## Task requirements
Restate the material word for word and leave out anything that is a picture.

## Given information
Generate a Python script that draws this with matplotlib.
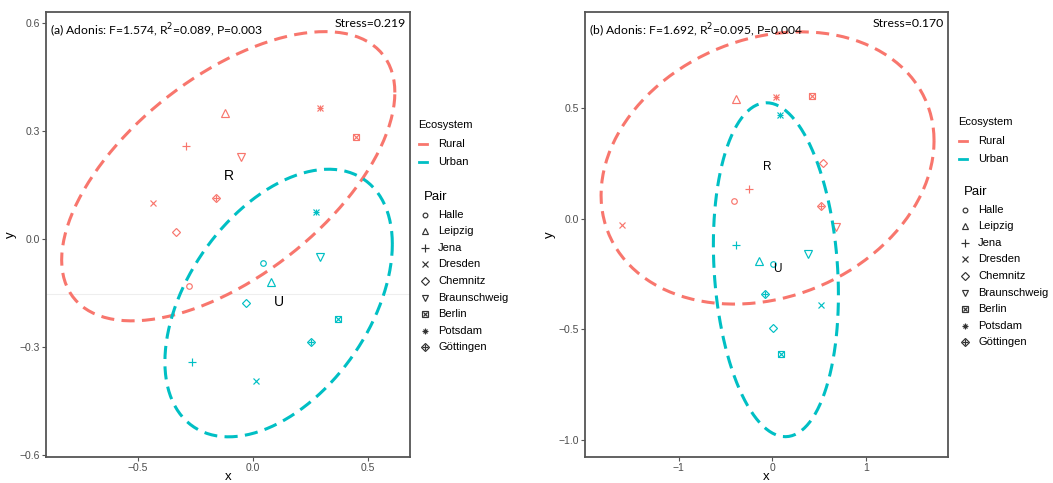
import numpy as np
import matplotlib
matplotlib.use("Agg")
import matplotlib.pyplot as plt
from matplotlib.lines import Line2D

# 데이터
pairs = ["Halle", "Leipzig", "Jena", "Dresden", "Chemnitz",
         "Braunschweig", "Berlin", "Potsdam", "Göttingen"]
ecosystems = ["Rural", "Urban"]

# panel (a)
a_rural_x = [-0.277, -0.122, -0.291, -0.436, -0.335, -0.053, 0.447, 0.291, -0.162]
a_rural_y = [-0.130, 0.350, 0.258, 0.100, 0.019, 0.228, 0.284, 0.364, 0.113]
a_urban_x = [0.042, 0.080, -0.265, 0.013, -0.030, 0.293, 0.371, 0.274, 0.251]
a_urban_y = [-0.065, -0.118, -0.341, -0.394, -0.177, -0.051, -0.223, 0.075, -0.286]

# panel (b)
b_rural_x = [-0.409, -0.390, -0.249, -1.604, 0.544, 0.677, 0.420, 0.040, 0.517]
b_rural_y = [0.078, 0.539, 0.132, -0.031, 0.252, -0.037, 0.554, 0.551, 0.057]
b_urban_x = [0.004, -0.139, -0.390, 0.520, 0.011, 0.384, 0.090, 0.082, -0.078]
b_urban_y = [-0.204, -0.192, -0.120, -0.390, -0.494, -0.162, -0.615, 0.468, -0.342]

# 95% 타원 (Rural, Urban): 중심, x/y 반폭, 상관
a_ell_cx = [-0.1075, 0.1115]
a_ell_cy = [0.1745, -0.1775]
a_ell_hx = [0.7245, 0.4945]
a_ell_hy = [0.4015, 0.3715]
a_ell_rho = [0.579, 0.44]

b_ell_cx = [-0.0515, 0.0375]
b_ell_cy = [0.229, -0.2315]
b_ell_hx = [1.7775, 0.6675]
b_ell_hy = [0.616, 0.7555]
b_ell_rho = [0.2, -0.15]

titles = ["(a) Adonis: F=1.574, R$^2$=0.089, P=0.003",
          "(b) Adonis: F=1.692, R$^2$=0.095, P=0.004"]
stress = ["Stress=0.219", "Stress=0.170"]

RED = "#F8766D"
CYAN = "#00BFC4"
eco_colors = [RED, CYAN]

# ggplot 모양 1..9 흉내
shape_parts = {
    "Halle": [("o", True)],
    "Leipzig": [("^", True)],
    "Jena": [("+", False)],
    "Dresden": [("x", False)],
    "Chemnitz": [("D", True)],
    "Braunschweig": [("v", True)],
    "Berlin": [("s", True), ("x", False)],
    "Potsdam": [("+", False), ("x", False)],
    "Göttingen": [("D", True), ("+", False)],
}
shape_size = {"o": 4.0, "^": 5.2, "+": 6.2, "x": 4.8, "D": 4.4, "v": 5.2, "s": 4.8}


def draw_point(ax, x, y, name, color, scale=1.0, transform=None):
    for m, hollow in shape_parts[name]:
        kw = dict(marker=m, markersize=shape_size[m] * scale, markeredgewidth=0.85,
                  color=color, linestyle="none")
        if hollow:
            kw["markerfacecolor"] = "none"
        if m in ("x", "+") and len(shape_parts[name]) > 1:
            kw["markersize"] = shape_size[m] * scale * 0.8
        if transform is not None:
            kw["transform"] = transform
            kw["clip_on"] = False
        ax.plot([x], [y], **kw)


def ellipse_xy(cx, cy, hx, hy, rho, segments=120):
    t = np.linspace(0, 2 * np.pi, segments + 1)
    ex = cx + hx * np.cos(t)
    ey = cy + hy * (rho * np.cos(t) + np.sqrt(1 - rho ** 2) * np.sin(t))
    return ex, ey


panels = [
    dict(data=[(a_rural_x, a_rural_y), (a_urban_x, a_urban_y)],
         ell=(a_ell_cx, a_ell_cy, a_ell_hx, a_ell_hy, a_ell_rho),
         xlim=(-0.90, 0.683), ylim=(-0.605, 0.63),
         xticks=[-0.5, 0.0, 0.5], yticks=[-0.6, -0.3, 0.0, 0.3, 0.6],
         xfmt="{:.1f}", yfmt="{:.1f}", lab_size=10, rect=[0.0437, 0.0538, 0.3457, 0.921],
         leg_x=0.397, leg_y=0.741, pair_off=72),
    dict(data=[(b_rural_x, b_rural_y), (b_urban_x, b_urban_y)],
         ell=(b_ell_cx, b_ell_cy, b_ell_hx, b_ell_hy, b_ell_rho),
         xlim=(-2.0, 1.875), ylim=(-1.079, 0.934),
         xticks=[-1, 0, 1], yticks=[-1.0, -0.5, 0.0, 0.5],
         xfmt="{:.0f}", yfmt="{:.1f}", lab_size=8.5, rect=[0.5556, 0.0538, 0.3447, 0.921],
         leg_x=0.910, leg_y=0.747, pair_off=70),
]

fig = plt.figure(figsize=(10.53, 4.83), dpi=100)

for i, p in enumerate(panels):
    ax = fig.add_axes(p["rect"])
    ax.set_xlim(p["xlim"])
    ax.set_ylim(p["ylim"])

    if i == 0:
        ax.axhline(-0.153, color="#eeeeee", lw=0.8, zorder=0)

    for g, ((xs, ys), col, lab) in enumerate(zip(p["data"], eco_colors, ["R", "U"])):
        ex, ey = ellipse_xy(*[arr[g] for arr in p["ell"]])
        ax.plot(ex, ey, color=col, lw=2.2, dashes=(4.3, 2.4), solid_capstyle="butt")
        for px, py, name in zip(xs, ys, pairs):
            draw_point(ax, px, py, name, col)
        ax.text(np.mean(xs), np.mean(ys), lab, ha="center", va="center",
                fontsize=p["lab_size"], color="black", family="Liberation Sans")

    ax.set_xticks(p["xticks"])
    ax.set_xticklabels([p["xfmt"].format(v).replace("-", "\u2212") for v in p["xticks"]])
    ax.set_yticks(p["yticks"])
    ax.set_yticklabels([p["yfmt"].format(v).replace("-", "\u2212") for v in p["yticks"]])
    ax.tick_params(length=3, width=0.8, color="#555555", labelcolor="#4d4d4d",
                   labelsize=7.5, pad=1.5)
    for lbl in ax.get_xticklabels() + ax.get_yticklabels():
        lbl.set_family("Liberation Sans")
    for s in ax.spines.values():
        s.set_color("#555555")
        s.set_linewidth(1.3)
    ax.set_xlabel("x", fontsize=9.5, family="Liberation Sans", labelpad=-1.5)
    ax.set_ylabel("y", fontsize=9.5, family="Liberation Sans", labelpad=2)

    ax.text(0.012, 0.977, titles[i], transform=ax.transAxes, ha="left", va="top",
            fontsize=8.7, family="Lato")
    ax.text(0.988, 0.987, stress[i], transform=ax.transAxes, ha="right", va="top",
            fontsize=8.8, family="Lato")

    # 범례
    lx, ly = p["leg_x"], p["leg_y"]
    dy = 16.6 / 483
    fig.text(lx, ly, "Ecosystem", fontsize=8, family="Liberation Sans", va="center")
    for k, (eco, col) in enumerate(zip(ecosystems, eco_colors)):
        yy = ly - (19 + k * 17.5) / 483
        fig.add_artist(Line2D([lx + 1 / 1053, lx + 9 / 1053], [yy, yy], color=col, lw=2,
                              transform=fig.transFigure))
        fig.text(lx + 20 / 1053, yy, eco, fontsize=8, family="Liberation Sans", va="center")
    py0 = ly - p["pair_off"] / 483
    fig.text(lx + 6 / 1053, py0, "Pair", fontsize=9.5, family="Liberation Sans", va="center")
    for k, name in enumerate(pairs):
        yy = py0 - 17.5 / 483 - k * dy
        draw_point(ax, lx + 7 / 1053, yy, name, "#333333", scale=0.85, transform=fig.transFigure)
        fig.text(lx + 20 / 1053, yy, name, fontsize=8, family="Liberation Sans", va="center")

fig.savefig("out.png", dpi=100)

## Answer to this exercise
Generate a Python script that draws this with matplotlib.
import numpy as np
import matplotlib
matplotlib.use("Agg")
import matplotlib.pyplot as plt
from matplotlib.lines import Line2D

# 데이터
pairs = ["Halle", "Leipzig", "Jena", "Dresden", "Chemnitz",
         "Braunschweig", "Berlin", "Potsdam", "Göttingen"]
ecosystems = ["Rural", "Urban"]

# panel (a)
a_rural_x = [-0.277, -0.122, -0.291, -0.436, -0.335, -0.053, 0.447, 0.291, -0.162]
a_rural_y = [-0.130, 0.350, 0.258, 0.100, 0.019, 0.228, 0.284, 0.364, 0.113]
a_urban_x = [0.042, 0.080, -0.265, 0.013, -0.030, 0.293, 0.371, 0.274, 0.251]
a_urban_y = [-0.065, -0.118, -0.341, -0.394, -0.177, -0.051, -0.223, 0.075, -0.286]

# panel (b)
b_rural_x = [-0.409, -0.390, -0.249, -1.604, 0.544, 0.677, 0.420, 0.040, 0.517]
b_rural_y = [0.078, 0.539, 0.132, -0.031, 0.252, -0.037, 0.554, 0.551, 0.057]
b_urban_x = [0.004, -0.139, -0.390, 0.520, 0.011, 0.384, 0.090, 0.082, -0.078]
b_urban_y = [-0.204, -0.192, -0.120, -0.390, -0.494, -0.162, -0.615, 0.468, -0.342]

# 95% 타원 (Rural, Urban): 중심, x/y 반폭, 상관
a_ell_cx = [-0.1075, 0.1115]
a_ell_cy = [0.1745, -0.1775]
a_ell_hx = [0.7245, 0.4945]
a_ell_hy = [0.4015, 0.3715]
a_ell_rho = [0.579, 0.44]

b_ell_cx = [-0.0515, 0.0375]
b_ell_cy = [0.229, -0.2315]
b_ell_hx = [1.7775, 0.6675]
b_ell_hy = [0.616, 0.7555]
b_ell_rho = [0.2, -0.15]

titles = ["(a) Adonis: F=1.574, R$^2$=0.089, P=0.003",
          "(b) Adonis: F=1.692, R$^2$=0.095, P=0.004"]
stress = ["Stress=0.219", "Stress=0.170"]

RED = "#F8766D"
CYAN = "#00BFC4"
eco_colors = [RED, CYAN]

# ggplot 모양 1..9 흉내
shape_parts = {
    "Halle": [("o", True)],
    "Leipzig": [("^", True)],
    "Jena": [("+", False)],
    "Dresden": [("x", False)],
    "Chemnitz": [("D", True)],
    "Braunschweig": [("v", True)],
    "Berlin": [("s", True), ("x", False)],
    "Potsdam": [("+", False), ("x", False)],
    "Göttingen": [("D", True), ("+", False)],
}
shape_size = {"o": 4.0, "^": 5.2, "+": 6.2, "x": 4.8, "D": 4.4, "v": 5.2, "s": 4.8}


def draw_point(ax, x, y, name, color, scale=1.0, transform=None):
    for m, hollow in shape_parts[name]:
        kw = dict(marker=m, markersize=shape_size[m] * scale, markeredgewidth=0.85,
                  color=color, linestyle="none")
        if hollow:
            kw["markerfacecolor"] = "none"
        if m in ("x", "+") and len(shape_parts[name]) > 1:
            kw["markersize"] = shape_size[m] * scale * 0.8
        if transform is not None:
            kw["transform"] = transform
            kw["clip_on"] = False
        ax.plot([x], [y], **kw)


def ellipse_xy(cx, cy, hx, hy, rho, segments=120):
    t = np.linspace(0, 2 * np.pi, segments + 1)
    ex = cx + hx * np.cos(t)
    ey = cy + hy * (rho * np.cos(t) + np.sqrt(1 - rho ** 2) * np.sin(t))
    return ex, ey


panels = [
    dict(data=[(a_rural_x, a_rural_y), (a_urban_x, a_urban_y)],
         ell=(a_ell_cx, a_ell_cy, a_ell_hx, a_ell_hy, a_ell_rho),
         xlim=(-0.90, 0.683), ylim=(-0.605, 0.63),
         xticks=[-0.5, 0.0, 0.5], yticks=[-0.6, -0.3, 0.0, 0.3, 0.6],
         xfmt="{:.1f}", yfmt="{:.1f}", lab_size=10, rect=[0.0437, 0.0538, 0.3457, 0.921],
         leg_x=0.397, leg_y=0.741, pair_off=72),
    dict(data=[(b_rural_x, b_rural_y), (b_urban_x, b_urban_y)],
         ell=(b_ell_cx, b_ell_cy, b_ell_hx, b_ell_hy, b_ell_rho),
         xlim=(-2.0, 1.875), ylim=(-1.079, 0.934),
         xticks=[-1, 0, 1], yticks=[-1.0, -0.5, 0.0, 0.5],
         xfmt="{:.0f}", yfmt="{:.1f}", lab_size=8.5, rect=[0.5556, 0.0538, 0.3447, 0.921],
         leg_x=0.910, leg_y=0.747, pair_off=70),
]

fig = plt.figure(figsize=(10.53, 4.83), dpi=100)

for i, p in enumerate(panels):
    ax = fig.add_axes(p["rect"])
    ax.set_xlim(p["xlim"])
    ax.set_ylim(p["ylim"])

    if i == 0:
        ax.axhline(-0.153, color="#eeeeee", lw=0.8, zorder=0)

    for g, ((xs, ys), col, lab) in enumerate(zip(p["data"], eco_colors, ["R", "U"])):
        ex, ey = ellipse_xy(*[arr[g] for arr in p["ell"]])
        ax.plot(ex, ey, color=col, lw=2.2, dashes=(4.3, 2.4), solid_capstyle="butt")
        for px, py, name in zip(xs, ys, pairs):
            draw_point(ax, px, py, name, col)
        ax.text(np.mean(xs), np.mean(ys), lab, ha="center", va="center",
                fontsize=p["lab_size"], color="black", family="Liberation Sans")

    ax.set_xticks(p["xticks"])
    ax.set_xticklabels([p["xfmt"].format(v).replace("-", "\u2212") for v in p["xticks"]])
    ax.set_yticks(p["yticks"])
    ax.set_yticklabels([p["yfmt"].format(v).replace("-", "\u2212") for v in p["yticks"]])
    ax.tick_params(length=3, width=0.8, color="#555555", labelcolor="#4d4d4d",
                   labelsize=7.5, pad=1.5)
    for lbl in ax.get_xticklabels() + ax.get_yticklabels():
        lbl.set_family("Liberation Sans")
    for s in ax.spines.values():
        s.set_color("#555555")
        s.set_linewidth(1.3)
    ax.set_xlabel("x", fontsize=9.5, family="Liberation Sans", labelpad=-1.5)
    ax.set_ylabel("y", fontsize=9.5, family="Liberation Sans", labelpad=2)

    ax.text(0.012, 0.977, titles[i], transform=ax.transAxes, ha="left", va="top",
            fontsize=8.7, family="Lato")
    ax.text(0.988, 0.987, stress[i], transform=ax.transAxes, ha="right", va="top",
            fontsize=8.8, family="Lato")

    # 범례
    lx, ly = p["leg_x"], p["leg_y"]
    dy = 16.6 / 483
    fig.text(lx, ly, "Ecosystem", fontsize=8, family="Liberation Sans", va="center")
    for k, (eco, col) in enumerate(zip(ecosystems, eco_colors)):
        yy = ly - (19 + k * 17.5) / 483
        fig.add_artist(Line2D([lx + 1 / 1053, lx + 9 / 1053], [yy, yy], color=col, lw=2,
                              transform=fig.transFigure))
        fig.text(lx + 20 / 1053, yy, eco, fontsize=8, family="Liberation Sans", va="center")
    py0 = ly - p["pair_off"] / 483
    fig.text(lx + 6 / 1053, py0, "Pair", fontsize=9.5, family="Liberation Sans", va="center")
    for k, name in enumerate(pairs):
        yy = py0 - 17.5 / 483 - k * dy
        draw_point(ax, lx + 7 / 1053, yy, name, "#333333", scale=0.85, transform=fig.transFigure)
        fig.text(lx + 20 / 1053, yy, name, fontsize=8, family="Liberation Sans", va="center")

fig.savefig("out.png", dpi=100)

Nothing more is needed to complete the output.